Fast turnaround overall and a great team on Twitter too to keep me up to date with progress on the replacement. Later, I also found out that Best Heating also has a Houzz award for Best Service in 2018 (which is provided once you have gathered a number of positive reviews on Houzz). That really reassured me that I would not be messed about. So thumbs up to them!
So talking about the various styles of radiators you could go for...
Vertical or Column Radiators
These are increasingly popular, mostly because they are considered space saving. The can be really slim, from only a couple columns wide, and very tall (to over 1800mm). They look equally good in the bathroom, kitchen and contemporary living spaces. Column radiators offer a greater heat output to cover large and high-ceilinged spaces.
They come in a variety of sizes and colours. So just because you need the extra heat doesn't mean you will compromise in style or be restricted with colours. Sometimes, however, they are not so easy to clean!
Below, the Milano Aruba Slim - in white or black is a space-saving vertical Designer Radiator (1600mm x 236mm, £114.95 inc VAT and free delivery, Best Heating UK).
Halo Vertical in Metallica with Chrome Valve, perfect for its low water consumption. £915.60 to £2,040.00. The Radiator Company
Ladder Towel Rails
Towel rails can work together with underfloor heating or they can be your stand alone heating source in a room (mostly a bathroom). They come in a variety of sizes but look mostly contemporary when you go for a ladder style like these Crosswater towel rails shown below (available on Bathroom Village).
Heated towel rails are often not seen as a necessity in your bathroom but I think they serve a double purpose. Depending on their size they can replace your radiator and you can also dry your towels on them. They add a touch of luxury and given the variety of sizes they come in, you can have them in any room big or small.
Crosswater Wedge Heated Towel Rail 500 x 1096mm, £187 for a black one or £481 for one in chrome, Bathroom Village.
Crosswater Svelte Heated Towel Rail 500 x 1110mm, £370, The Bathroom Village
Panel Towel Rails
Besides the ladder style towel rails, we have recently seen more panel-like ones like the Tratto towel rail (available on The Radiator Company) which provides a Btu Range of 1894 to 2354 and is priced between £2,269.20 and £4,375.20 including VAT, depending on size. We like this one because it is versatile. It can hold a good number of towels on the top part, or you can dry one on the front rail. This model also comes with LED light.
If the architecture of your home demands it, maybe you should opt for traditional looking cast iron radiators. These are more bulky but they are built to last!

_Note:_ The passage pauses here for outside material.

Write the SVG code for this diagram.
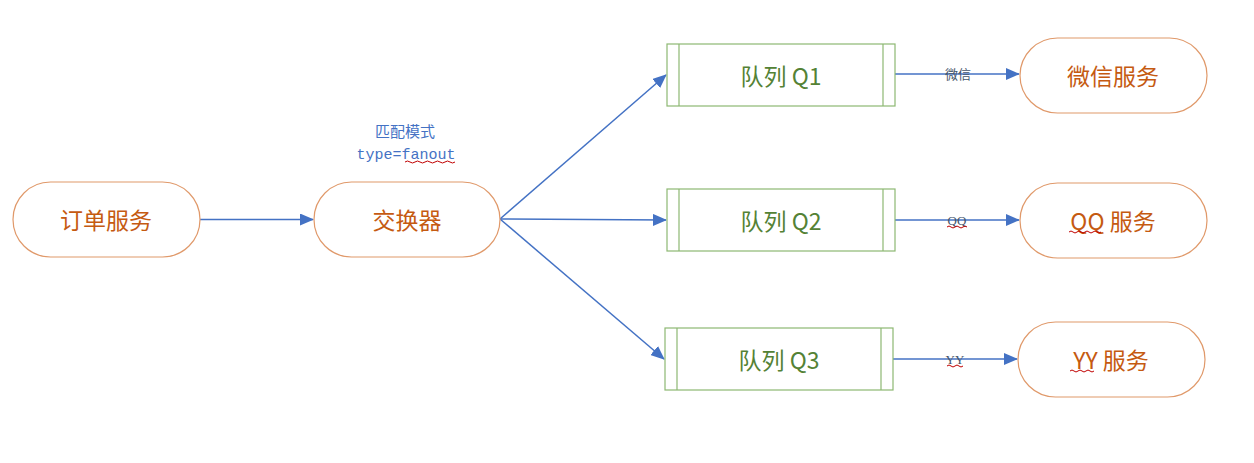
<svg xmlns="http://www.w3.org/2000/svg" width="1254" height="463" viewBox="0 0 1254 463">
<defs>
<style>
.svc{fill:#fff;stroke:#E0996A;stroke-width:1.2}
.svct{fill:#C55A11;font-family:"Noto Sans CJK SC","Noto Sans",sans-serif;font-size:23px;text-anchor:middle;dominant-baseline:central}
.q{fill:#fff;stroke:#8DB872;stroke-width:1.2}
.qt{fill:#548235;font-family:"Noto Sans CJK SC","Noto Sans",sans-serif;font-size:23px;text-anchor:middle;dominant-baseline:central}
.ln{stroke:#4472C4;stroke-width:1.5;fill:none}
.lbl{fill:#44546A;font-family:"Liberation Serif","Noto Sans CJK SC",serif;font-size:13px;text-anchor:middle;dominant-baseline:central}
.ex{fill:#4472C4;font-size:15px;text-anchor:middle}
.wave{stroke:#C00000;stroke-width:1;fill:none}
</style>
<marker id="ah" markerWidth="14" markerHeight="12" refX="13" refY="6" orient="auto" markerUnits="userSpaceOnUse">
<path d="M0,0 L14,6 L0,12 z" fill="#4472C4"/>
</marker>
</defs>
<rect width="1254" height="463" fill="#fff"/>
<g id="connectors">
<line class="ln" x1="200" y1="219.5" x2="313" y2="219.5" marker-end="url(#ah)"/>
<line class="ln" x1="500" y1="219" x2="666" y2="75" marker-end="url(#ah)"/>
<line class="ln" x1="500" y1="219" x2="666" y2="220" marker-end="url(#ah)"/>
<line class="ln" x1="500" y1="219" x2="664" y2="359" marker-end="url(#ah)"/>
<line class="ln" x1="895" y1="74" x2="1019" y2="74" marker-end="url(#ah)"/>
<line class="ln" x1="895" y1="220" x2="1019" y2="220" marker-end="url(#ah)"/>
<line class="ln" x1="893" y1="359" x2="1017" y2="359" marker-end="url(#ah)"/>
<text class="lbl" x="958" y="74">微信</text>
<text class="lbl" x="957" y="220">QQ</text>
<path class="wave" d="M947,227 q2,-2 4,0 t4,0 t4,0 t4,0 t4,0"/>
<text class="lbl" x="955" y="359">YY</text>
<path class="wave" d="M947,366 q2,-2 4,0 t4,0 t4,0 t4,0"/>
<text class="ex" x="405" y="137" font-family="'Noto Sans CJK SC',sans-serif" font-size="16">匹配模式</text>
<text class="ex" x="406" y="159" font-family="'Liberation Mono',monospace">type=fanout</text>
<path class="wave" d="M405,162 q2.5,-2 5,0 t5,0 t5,0 t5,0 t5,0 t5,0 t5,0 t5,0 t5,0 t5,0"/>
</g>
<g id="order"><rect class="svc" x="13" y="182" width="187" height="75" rx="37.5"/><text class="svct" x="106" y="219">订单服务</text></g>
<g id="exchange"><rect class="svc" x="314" y="182" width="186" height="75" rx="37.5"/><text class="svct" x="407" y="219">交换器</text></g>
<g id="q1"><rect class="q" x="667" y="44" width="228" height="62"/><line class="q" x1="679" y1="44" x2="679" y2="106"/><line class="q" x1="883" y1="44" x2="883" y2="106"/><text class="qt" x="781" y="75">队列 Q1</text></g>
<g id="q2"><rect class="q" x="667" y="189" width="228" height="62"/><line class="q" x1="679" y1="189" x2="679" y2="251"/><line class="q" x1="883" y1="189" x2="883" y2="251"/><text class="qt" x="781" y="220">队列 Q2</text></g>
<g id="q3"><rect class="q" x="665" y="328" width="228" height="62"/><line class="q" x1="677" y1="328" x2="677" y2="390"/><line class="q" x1="881" y1="328" x2="881" y2="390"/><text class="qt" x="779" y="359">队列 Q3</text></g>
<g id="wechat"><rect class="svc" x="1020" y="38" width="187" height="75" rx="37.5"/><text class="svct" x="1113" y="75">微信服务</text></g>
<g id="qq"><rect class="svc" x="1020" y="183" width="187" height="75" rx="37.5"/><text class="svct" x="1113" y="220">QQ 服务</text><path class="wave" d="M1069,232 q2,-2 4,0 t4,0 t4,0 t4,0 t4,0 t4,0 t4,0 t4,0"/></g>
<g id="yy"><rect class="svc" x="1018" y="322" width="187" height="75" rx="37.5"/><text class="svct" x="1111" y="359">YY 服务</text><path class="wave" d="M1070,371 q2,-2 4,0 t4,0 t4,0 t4,0 t4,0 t4,0"/></g>
</svg>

Some, like the Trieste radiator by The Radiator Company are available in popular paint colours like Farrow & Ball's 'ammonite'. It is available in 2 or 3 column, 6 heights and up to 40 sections and comes with a 20 Year Guarantee. Available in 26 RAL Colours and 33 Special Finishes. The price per section starting from £52.56.
Ancona in antique copper horizontal, The Radiator Company
With the black tap trend growing in the bathroom, it certainly makes sense to equip all of the room with other black accents, including a radiator.
But if, like me, you love colour, maybe you want to consider a radiator that will draw attention to it? Bisque are well known for their range of radiators that are available in RAL colours.
Sometimes the space you have might require a special shape radiator. But don't worry, many companies out there provide such specialist products. I love this curved radiator perfect for a round bay window or to frame a staircase wall.